**Problem statement:** Transcribe the listing verbatim. Do not carry over any pictures.

**Data shown:**
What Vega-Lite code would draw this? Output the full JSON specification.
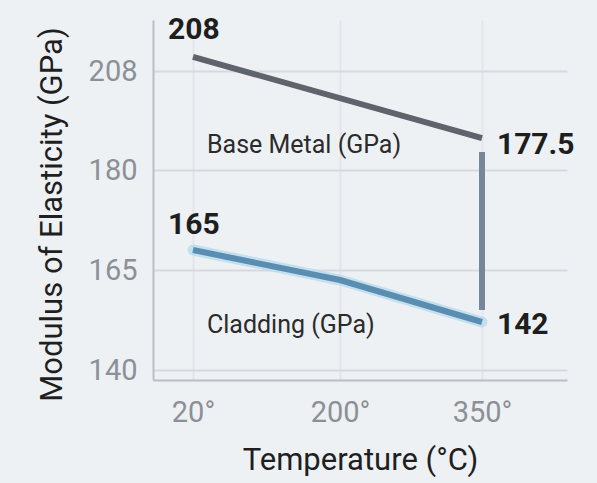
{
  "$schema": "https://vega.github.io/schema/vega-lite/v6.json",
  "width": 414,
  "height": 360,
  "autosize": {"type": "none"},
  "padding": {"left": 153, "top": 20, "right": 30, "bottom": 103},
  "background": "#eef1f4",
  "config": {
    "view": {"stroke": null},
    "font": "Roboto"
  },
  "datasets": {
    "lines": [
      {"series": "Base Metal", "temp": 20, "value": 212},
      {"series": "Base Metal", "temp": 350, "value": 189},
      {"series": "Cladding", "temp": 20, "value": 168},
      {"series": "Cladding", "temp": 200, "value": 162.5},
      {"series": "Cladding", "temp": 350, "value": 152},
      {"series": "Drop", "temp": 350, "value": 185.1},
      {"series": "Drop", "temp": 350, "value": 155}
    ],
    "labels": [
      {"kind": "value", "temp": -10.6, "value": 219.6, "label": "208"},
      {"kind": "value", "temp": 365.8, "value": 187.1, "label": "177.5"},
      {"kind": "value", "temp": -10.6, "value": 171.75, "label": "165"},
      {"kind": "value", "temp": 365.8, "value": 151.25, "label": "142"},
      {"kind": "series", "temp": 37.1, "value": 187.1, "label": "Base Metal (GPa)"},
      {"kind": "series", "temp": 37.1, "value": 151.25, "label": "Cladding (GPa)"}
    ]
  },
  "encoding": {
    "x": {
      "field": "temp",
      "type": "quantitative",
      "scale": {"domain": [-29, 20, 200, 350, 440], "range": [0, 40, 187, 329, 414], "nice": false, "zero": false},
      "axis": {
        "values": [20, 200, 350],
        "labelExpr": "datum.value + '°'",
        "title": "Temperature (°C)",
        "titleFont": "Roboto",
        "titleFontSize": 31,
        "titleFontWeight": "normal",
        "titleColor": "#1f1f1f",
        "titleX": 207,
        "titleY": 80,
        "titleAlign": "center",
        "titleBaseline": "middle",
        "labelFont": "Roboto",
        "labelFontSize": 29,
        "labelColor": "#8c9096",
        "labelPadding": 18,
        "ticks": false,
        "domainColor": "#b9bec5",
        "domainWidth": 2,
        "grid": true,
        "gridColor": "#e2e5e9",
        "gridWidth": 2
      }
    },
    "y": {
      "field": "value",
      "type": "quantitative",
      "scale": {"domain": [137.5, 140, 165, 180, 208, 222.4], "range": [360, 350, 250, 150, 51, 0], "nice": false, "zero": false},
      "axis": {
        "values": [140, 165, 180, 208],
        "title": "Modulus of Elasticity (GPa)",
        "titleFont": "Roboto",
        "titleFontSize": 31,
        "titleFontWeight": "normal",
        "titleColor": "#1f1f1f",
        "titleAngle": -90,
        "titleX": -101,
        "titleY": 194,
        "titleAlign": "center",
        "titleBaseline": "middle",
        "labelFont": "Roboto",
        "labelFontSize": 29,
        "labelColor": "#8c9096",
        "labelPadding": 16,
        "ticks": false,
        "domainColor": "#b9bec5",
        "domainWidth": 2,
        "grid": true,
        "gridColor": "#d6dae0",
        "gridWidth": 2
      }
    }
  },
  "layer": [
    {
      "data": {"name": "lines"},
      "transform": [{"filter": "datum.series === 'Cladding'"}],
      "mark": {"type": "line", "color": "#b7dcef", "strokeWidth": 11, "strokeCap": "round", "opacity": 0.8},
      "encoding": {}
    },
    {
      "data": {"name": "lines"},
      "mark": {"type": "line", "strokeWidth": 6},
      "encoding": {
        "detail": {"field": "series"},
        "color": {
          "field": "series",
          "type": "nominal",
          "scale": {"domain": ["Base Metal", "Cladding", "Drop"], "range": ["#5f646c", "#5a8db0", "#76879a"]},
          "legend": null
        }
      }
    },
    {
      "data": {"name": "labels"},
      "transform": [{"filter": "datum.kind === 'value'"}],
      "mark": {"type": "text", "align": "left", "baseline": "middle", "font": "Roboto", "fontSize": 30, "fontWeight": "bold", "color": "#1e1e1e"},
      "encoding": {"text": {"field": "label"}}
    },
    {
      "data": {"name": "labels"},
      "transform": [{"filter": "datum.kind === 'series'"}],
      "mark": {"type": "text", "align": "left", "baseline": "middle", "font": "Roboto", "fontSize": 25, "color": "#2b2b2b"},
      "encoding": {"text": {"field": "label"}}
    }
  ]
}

**Correct result:**
What Vega-Lite code would draw this? Output the full JSON specification.
{
  "$schema": "https://vega.github.io/schema/vega-lite/v6.json",
  "width": 414,
  "height": 360,
  "autosize": {"type": "none"},
  "padding": {"left": 153, "top": 20, "right": 30, "bottom": 103},
  "background": "#eef1f4",
  "config": {
    "view": {"stroke": null},
    "font": "Roboto"
  },
  "datasets": {
    "lines": [
      {"series": "Base Metal", "temp": 20, "value": 212},
      {"series": "Base Metal", "temp": 350, "value": 189},
      {"series": "Cladding", "temp": 20, "value": 168},
      {"series": "Cladding", "temp": 200, "value": 162.5},
      {"series": "Cladding", "temp": 350, "value": 152},
      {"series": "Drop", "temp": 350, "value": 185.1},
      {"series": "Drop", "temp": 350, "value": 155}
    ],
    "labels": [
      {"kind": "value", "temp": -10.6, "value": 219.6, "label": "208"},
      {"kind": "value", "temp": 365.8, "value": 187.1, "label": "177.5"},
      {"kind": "value", "temp": -10.6, "value": 171.75, "label": "165"},
      {"kind": "value", "temp": 365.8, "value": 151.25, "label": "142"},
      {"kind": "series", "temp": 37.1, "value": 187.1, "label": "Base Metal (GPa)"},
      {"kind": "series", "temp": 37.1, "value": 151.25, "label": "Cladding (GPa)"}
    ]
  },
  "encoding": {
    "x": {
      "field": "temp",
      "type": "quantitative",
      "scale": {"domain": [-29, 20, 200, 350, 440], "range": [0, 40, 187, 329, 414], "nice": false, "zero": false},
      "axis": {
        "values": [20, 200, 350],
        "labelExpr": "datum.value + '°'",
        "title": "Temperature (°C)",
        "titleFont": "Roboto",
        "titleFontSize": 31,
        "titleFontWeight": "normal",
        "titleColor": "#1f1f1f",
        "titleX": 207,
        "titleY": 80,
        "titleAlign": "center",
        "titleBaseline": "middle",
        "labelFont": "Roboto",
        "labelFontSize": 29,
        "labelColor": "#8c9096",
        "labelPadding": 18,
        "ticks": false,
        "domainColor": "#b9bec5",
        "domainWidth": 2,
        "grid": true,
        "gridColor": "#e2e5e9",
        "gridWidth": 2
      }
    },
    "y": {
      "field": "value",
      "type": "quantitative",
      "scale": {"domain": [137.5, 140, 165, 180, 208, 222.4], "range": [360, 350, 250, 150, 51, 0], "nice": false, "zero": false},
      "axis": {
        "values": [140, 165, 180, 208],
        "title": "Modulus of Elasticity (GPa)",
        "titleFont": "Roboto",
        "titleFontSize": 31,
        "titleFontWeight": "normal",
        "titleColor": "#1f1f1f",
        "titleAngle": -90,
        "titleX": -101,
        "titleY": 194,
        "titleAlign": "center",
        "titleBaseline": "middle",
        "labelFont": "Roboto",
        "labelFontSize": 29,
        "labelColor": "#8c9096",
        "labelPadding": 16,
        "ticks": false,
        "domainColor": "#b9bec5",
        "domainWidth": 2,
        "grid": true,
        "gridColor": "#d6dae0",
        "gridWidth": 2
      }
    }
  },
  "layer": [
    {
      "data": {"name": "lines"},
      "transform": [{"filter": "datum.series === 'Cladding'"}],
      "mark": {"type": "line", "color": "#b7dcef", "strokeWidth": 11, "strokeCap": "round", "opacity": 0.8},
      "encoding": {}
    },
    {
      "data": {"name": "lines"},
      "mark": {"type": "line", "strokeWidth": 6},
      "encoding": {
        "detail": {"field": "series"},
        "color": {
          "field": "series",
          "type": "nominal",
          "scale": {"domain": ["Base Metal", "Cladding", "Drop"], "range": ["#5f646c", "#5a8db0", "#76879a"]},
          "legend": null
        }
      }
    },
    {
      "data": {"name": "labels"},
      "transform": [{"filter": "datum.kind === 'value'"}],
      "mark": {"type": "text", "align": "left", "baseline": "middle", "font": "Roboto", "fontSize": 30, "fontWeight": "bold", "color": "#1e1e1e"},
      "encoding": {"text": {"field": "label"}}
    },
    {
      "data": {"name": "labels"},
      "transform": [{"filter": "datum.kind === 'series'"}],
      "mark": {"type": "text", "align": "left", "baseline": "middle", "font": "Roboto", "fontSize": 25, "color": "#2b2b2b"},
      "encoding": {"text": {"field": "label"}}
    }
  ]
}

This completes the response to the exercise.